Week 0 - Foundations and Models Flashcards
What is offshoring?
The process of firms moving the production of goods and services outside of their home country (also referred to as outsourcing).
What is economics?
The study of choices people and societies make to attain their unlimited wants, given the scarce resources. Economics studies how people make choices and interact in markets.
What is a market?
A market is a group of buyers and sellers of a good or services and the institution or arrangement by which they come together to trade.
What is scarcity?
The situation in which unlimited wants exceed the limited resources available to fulfill those wants.
What are resources?
Inputs used to produce goods and services, including natural resources (such as land, water and minerals), labour, capital, and entrepreneurial ability. These are also referred to as factors of production.
What are the three key economic ideas?
- People are rational.
- People respond to economic incentives.
- Optimal decisions are made at the margin.

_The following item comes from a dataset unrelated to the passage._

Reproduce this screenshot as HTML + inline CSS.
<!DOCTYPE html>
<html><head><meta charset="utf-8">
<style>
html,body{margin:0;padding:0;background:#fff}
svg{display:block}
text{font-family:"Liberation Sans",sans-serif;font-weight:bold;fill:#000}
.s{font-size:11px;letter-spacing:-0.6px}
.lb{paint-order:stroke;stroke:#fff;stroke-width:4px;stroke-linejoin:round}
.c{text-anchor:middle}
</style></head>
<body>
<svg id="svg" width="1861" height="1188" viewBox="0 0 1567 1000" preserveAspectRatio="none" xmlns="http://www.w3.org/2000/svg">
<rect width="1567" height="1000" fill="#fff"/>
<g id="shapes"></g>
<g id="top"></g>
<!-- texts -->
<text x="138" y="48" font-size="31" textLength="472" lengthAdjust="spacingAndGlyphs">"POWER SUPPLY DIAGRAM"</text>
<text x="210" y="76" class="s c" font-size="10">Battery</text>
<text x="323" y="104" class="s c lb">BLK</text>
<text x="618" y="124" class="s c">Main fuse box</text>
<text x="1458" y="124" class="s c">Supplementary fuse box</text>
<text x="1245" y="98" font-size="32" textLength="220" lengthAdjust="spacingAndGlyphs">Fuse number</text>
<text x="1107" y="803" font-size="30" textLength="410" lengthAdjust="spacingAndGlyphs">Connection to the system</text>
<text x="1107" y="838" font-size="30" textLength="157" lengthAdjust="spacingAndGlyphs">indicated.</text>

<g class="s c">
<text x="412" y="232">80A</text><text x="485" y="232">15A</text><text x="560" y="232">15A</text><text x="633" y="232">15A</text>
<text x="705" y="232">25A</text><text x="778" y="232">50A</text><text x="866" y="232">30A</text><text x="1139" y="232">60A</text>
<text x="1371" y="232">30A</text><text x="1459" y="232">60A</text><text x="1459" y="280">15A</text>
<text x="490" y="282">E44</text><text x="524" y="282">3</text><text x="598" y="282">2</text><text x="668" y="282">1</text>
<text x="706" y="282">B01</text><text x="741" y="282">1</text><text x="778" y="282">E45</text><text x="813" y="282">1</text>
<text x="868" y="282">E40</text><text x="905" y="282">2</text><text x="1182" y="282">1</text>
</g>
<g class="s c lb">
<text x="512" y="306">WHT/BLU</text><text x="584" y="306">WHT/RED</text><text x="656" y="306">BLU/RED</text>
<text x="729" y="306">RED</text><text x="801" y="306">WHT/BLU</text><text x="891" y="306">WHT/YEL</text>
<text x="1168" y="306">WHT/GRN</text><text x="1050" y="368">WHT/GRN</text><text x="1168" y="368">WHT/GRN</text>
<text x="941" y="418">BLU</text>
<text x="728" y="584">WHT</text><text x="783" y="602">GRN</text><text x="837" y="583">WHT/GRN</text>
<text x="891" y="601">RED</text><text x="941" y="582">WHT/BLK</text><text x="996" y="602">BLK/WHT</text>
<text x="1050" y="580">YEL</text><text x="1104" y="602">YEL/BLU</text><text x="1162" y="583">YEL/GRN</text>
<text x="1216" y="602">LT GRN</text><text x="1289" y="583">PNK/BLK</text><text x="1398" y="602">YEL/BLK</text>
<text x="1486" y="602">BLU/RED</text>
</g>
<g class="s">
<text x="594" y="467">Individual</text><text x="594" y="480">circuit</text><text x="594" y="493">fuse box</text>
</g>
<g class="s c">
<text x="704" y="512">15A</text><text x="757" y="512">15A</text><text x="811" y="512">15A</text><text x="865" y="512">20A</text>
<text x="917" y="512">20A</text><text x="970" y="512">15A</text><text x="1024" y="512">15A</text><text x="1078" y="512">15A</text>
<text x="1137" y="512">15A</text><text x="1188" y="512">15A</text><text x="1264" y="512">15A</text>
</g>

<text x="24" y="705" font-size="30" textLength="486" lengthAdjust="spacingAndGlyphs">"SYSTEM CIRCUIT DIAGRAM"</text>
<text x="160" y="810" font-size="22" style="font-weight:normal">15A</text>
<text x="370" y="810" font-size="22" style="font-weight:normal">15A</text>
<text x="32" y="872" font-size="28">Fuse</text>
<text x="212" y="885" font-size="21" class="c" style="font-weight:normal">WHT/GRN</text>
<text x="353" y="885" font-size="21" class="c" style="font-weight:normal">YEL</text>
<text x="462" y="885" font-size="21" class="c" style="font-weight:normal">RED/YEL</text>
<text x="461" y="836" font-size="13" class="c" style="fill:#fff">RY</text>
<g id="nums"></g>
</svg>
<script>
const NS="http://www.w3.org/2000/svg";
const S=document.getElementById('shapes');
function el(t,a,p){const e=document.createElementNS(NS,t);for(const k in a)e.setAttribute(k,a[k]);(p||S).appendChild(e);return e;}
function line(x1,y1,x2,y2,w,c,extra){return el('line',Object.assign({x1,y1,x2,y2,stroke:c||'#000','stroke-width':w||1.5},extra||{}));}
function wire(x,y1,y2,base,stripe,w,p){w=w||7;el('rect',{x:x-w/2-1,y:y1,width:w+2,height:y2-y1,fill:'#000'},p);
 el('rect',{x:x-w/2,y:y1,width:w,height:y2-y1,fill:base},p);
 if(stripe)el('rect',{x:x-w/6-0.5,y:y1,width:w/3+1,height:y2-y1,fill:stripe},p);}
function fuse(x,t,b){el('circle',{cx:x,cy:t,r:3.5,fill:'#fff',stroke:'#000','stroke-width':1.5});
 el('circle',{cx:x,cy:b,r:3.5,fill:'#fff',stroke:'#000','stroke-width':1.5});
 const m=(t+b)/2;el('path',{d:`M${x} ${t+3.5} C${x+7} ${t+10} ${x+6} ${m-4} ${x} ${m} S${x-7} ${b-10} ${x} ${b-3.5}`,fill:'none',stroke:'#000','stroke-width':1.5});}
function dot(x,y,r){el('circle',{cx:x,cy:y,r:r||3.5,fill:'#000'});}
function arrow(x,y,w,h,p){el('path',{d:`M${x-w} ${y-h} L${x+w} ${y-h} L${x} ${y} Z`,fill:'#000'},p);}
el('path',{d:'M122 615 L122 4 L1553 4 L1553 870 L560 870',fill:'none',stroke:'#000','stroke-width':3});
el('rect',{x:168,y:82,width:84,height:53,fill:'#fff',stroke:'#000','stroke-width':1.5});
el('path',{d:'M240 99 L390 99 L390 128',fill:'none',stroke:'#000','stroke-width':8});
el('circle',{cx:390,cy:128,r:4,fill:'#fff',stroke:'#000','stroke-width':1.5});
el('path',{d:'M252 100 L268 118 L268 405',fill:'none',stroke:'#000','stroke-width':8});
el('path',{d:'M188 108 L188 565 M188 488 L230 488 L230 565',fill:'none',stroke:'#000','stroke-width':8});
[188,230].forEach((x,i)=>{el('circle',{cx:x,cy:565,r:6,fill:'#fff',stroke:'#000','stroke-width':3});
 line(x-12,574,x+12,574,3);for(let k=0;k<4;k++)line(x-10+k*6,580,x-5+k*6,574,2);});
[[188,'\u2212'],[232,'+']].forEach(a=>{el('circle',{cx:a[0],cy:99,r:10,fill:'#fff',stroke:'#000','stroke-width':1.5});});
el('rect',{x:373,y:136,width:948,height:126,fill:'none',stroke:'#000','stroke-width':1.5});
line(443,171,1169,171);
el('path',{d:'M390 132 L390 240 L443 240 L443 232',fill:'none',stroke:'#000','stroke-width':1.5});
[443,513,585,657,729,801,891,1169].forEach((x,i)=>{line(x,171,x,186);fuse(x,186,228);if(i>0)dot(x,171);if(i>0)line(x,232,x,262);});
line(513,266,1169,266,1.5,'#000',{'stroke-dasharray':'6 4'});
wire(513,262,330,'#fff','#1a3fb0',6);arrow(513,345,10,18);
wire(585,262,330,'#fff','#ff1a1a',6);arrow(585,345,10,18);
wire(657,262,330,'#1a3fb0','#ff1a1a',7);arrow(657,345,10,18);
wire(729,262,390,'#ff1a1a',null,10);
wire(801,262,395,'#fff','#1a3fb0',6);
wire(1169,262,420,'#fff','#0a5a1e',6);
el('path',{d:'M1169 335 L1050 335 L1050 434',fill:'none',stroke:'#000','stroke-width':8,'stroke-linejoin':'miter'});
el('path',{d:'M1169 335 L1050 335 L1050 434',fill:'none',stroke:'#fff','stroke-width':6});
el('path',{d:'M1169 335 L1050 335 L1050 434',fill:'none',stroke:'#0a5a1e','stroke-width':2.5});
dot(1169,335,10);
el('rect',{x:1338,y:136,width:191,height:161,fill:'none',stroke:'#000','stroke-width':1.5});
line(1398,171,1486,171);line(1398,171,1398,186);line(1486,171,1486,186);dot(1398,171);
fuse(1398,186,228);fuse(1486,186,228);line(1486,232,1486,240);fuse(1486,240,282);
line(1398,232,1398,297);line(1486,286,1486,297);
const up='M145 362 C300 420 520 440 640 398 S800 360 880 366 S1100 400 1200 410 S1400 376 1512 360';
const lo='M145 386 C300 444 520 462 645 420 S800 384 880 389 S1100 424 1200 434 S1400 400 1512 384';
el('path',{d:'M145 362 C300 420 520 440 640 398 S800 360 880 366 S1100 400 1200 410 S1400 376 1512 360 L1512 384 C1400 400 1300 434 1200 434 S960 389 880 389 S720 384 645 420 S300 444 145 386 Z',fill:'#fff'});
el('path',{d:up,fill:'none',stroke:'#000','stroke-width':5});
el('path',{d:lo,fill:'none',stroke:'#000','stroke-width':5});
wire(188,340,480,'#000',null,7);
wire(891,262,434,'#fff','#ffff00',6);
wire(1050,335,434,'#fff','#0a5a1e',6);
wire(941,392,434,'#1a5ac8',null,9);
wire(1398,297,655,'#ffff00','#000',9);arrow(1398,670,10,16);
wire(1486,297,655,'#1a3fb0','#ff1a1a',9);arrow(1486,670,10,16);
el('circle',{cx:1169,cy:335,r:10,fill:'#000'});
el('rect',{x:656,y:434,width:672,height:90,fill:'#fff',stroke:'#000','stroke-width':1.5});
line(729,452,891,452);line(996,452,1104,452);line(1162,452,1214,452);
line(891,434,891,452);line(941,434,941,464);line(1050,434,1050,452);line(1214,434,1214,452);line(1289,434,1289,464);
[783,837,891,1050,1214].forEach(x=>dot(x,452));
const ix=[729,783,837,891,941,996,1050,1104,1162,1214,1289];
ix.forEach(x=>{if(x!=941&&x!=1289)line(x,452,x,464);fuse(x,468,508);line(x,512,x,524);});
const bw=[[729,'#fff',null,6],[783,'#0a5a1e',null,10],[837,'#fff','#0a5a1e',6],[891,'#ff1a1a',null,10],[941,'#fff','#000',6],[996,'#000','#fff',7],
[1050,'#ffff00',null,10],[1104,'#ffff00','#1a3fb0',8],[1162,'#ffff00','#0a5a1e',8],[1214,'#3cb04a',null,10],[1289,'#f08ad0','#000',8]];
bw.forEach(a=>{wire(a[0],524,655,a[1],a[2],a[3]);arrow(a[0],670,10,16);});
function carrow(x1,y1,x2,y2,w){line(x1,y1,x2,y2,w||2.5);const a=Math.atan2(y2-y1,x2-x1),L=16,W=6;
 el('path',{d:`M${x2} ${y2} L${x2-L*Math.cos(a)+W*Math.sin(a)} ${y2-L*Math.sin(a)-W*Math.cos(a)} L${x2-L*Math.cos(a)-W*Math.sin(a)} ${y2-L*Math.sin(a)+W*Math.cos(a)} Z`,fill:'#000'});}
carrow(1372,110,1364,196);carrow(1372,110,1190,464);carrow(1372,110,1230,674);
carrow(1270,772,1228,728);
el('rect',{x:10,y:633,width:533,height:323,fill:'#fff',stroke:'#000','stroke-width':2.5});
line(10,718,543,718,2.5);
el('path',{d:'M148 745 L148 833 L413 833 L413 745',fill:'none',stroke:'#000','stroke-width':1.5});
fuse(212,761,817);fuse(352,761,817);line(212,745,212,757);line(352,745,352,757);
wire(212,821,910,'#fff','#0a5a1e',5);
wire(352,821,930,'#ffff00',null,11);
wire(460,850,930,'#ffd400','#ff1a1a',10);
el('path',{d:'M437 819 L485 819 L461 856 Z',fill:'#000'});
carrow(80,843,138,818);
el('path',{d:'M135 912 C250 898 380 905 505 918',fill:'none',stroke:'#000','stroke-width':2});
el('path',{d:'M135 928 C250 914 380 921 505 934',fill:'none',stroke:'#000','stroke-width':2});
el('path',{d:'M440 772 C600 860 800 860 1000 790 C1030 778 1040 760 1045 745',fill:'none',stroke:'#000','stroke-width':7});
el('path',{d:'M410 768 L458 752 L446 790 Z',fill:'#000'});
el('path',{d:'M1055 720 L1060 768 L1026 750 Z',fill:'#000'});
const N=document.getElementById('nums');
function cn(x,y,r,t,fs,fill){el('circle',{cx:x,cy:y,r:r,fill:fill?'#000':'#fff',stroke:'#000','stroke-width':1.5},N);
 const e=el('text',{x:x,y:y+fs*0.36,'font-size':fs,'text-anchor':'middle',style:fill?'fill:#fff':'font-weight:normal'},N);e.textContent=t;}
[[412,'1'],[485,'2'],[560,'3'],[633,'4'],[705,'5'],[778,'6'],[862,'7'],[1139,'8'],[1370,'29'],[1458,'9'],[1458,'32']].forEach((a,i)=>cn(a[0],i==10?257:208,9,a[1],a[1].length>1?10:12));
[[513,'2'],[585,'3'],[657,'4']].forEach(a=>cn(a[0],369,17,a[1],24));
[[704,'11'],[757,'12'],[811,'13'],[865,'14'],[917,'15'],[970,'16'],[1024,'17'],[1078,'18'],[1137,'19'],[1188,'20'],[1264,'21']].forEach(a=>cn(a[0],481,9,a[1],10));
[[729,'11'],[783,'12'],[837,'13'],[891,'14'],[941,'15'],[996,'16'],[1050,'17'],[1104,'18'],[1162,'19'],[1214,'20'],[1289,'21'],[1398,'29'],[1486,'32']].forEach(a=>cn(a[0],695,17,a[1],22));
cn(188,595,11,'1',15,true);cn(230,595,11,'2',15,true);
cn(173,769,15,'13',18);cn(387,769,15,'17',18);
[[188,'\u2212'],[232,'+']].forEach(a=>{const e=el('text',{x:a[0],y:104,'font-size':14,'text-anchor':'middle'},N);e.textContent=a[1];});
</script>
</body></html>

What is a marginal analysis?
Analysis that involves comparing marginal benefits and marginal costs.
What is a trade-off?
The idea that, because of scarcity, producing more of one good or services means producing less of another good or service. Trade-offs force society to make choices.
What is opportunity cost?
The opportunity cost of any activity is the highest-valued alternative that must be given up to engage in that activity.
What is a centrally planned economy?
An economy in which the government decides how economic resources will be allocated.
What is a market economy?
An economy in which the decisions of households and firms interacting in markets allocate economic resources.
What is consumer sovereignty?
The concept that in a market economy it is ultimately consumers who decide what goods and services will be produced.
Why does consumer sovereignty occur?
Because firms must produce goods and services that meet the wants of consumers, or the firms will go out of business.
What is a mixed economy?
An economy in which most economic decisions result from the interaction of buyers and sellers in markets, but in which the government plays a significant role in the allocation of resources.
What is productive efficiency?
When a good or service is produced using the least amount of resources.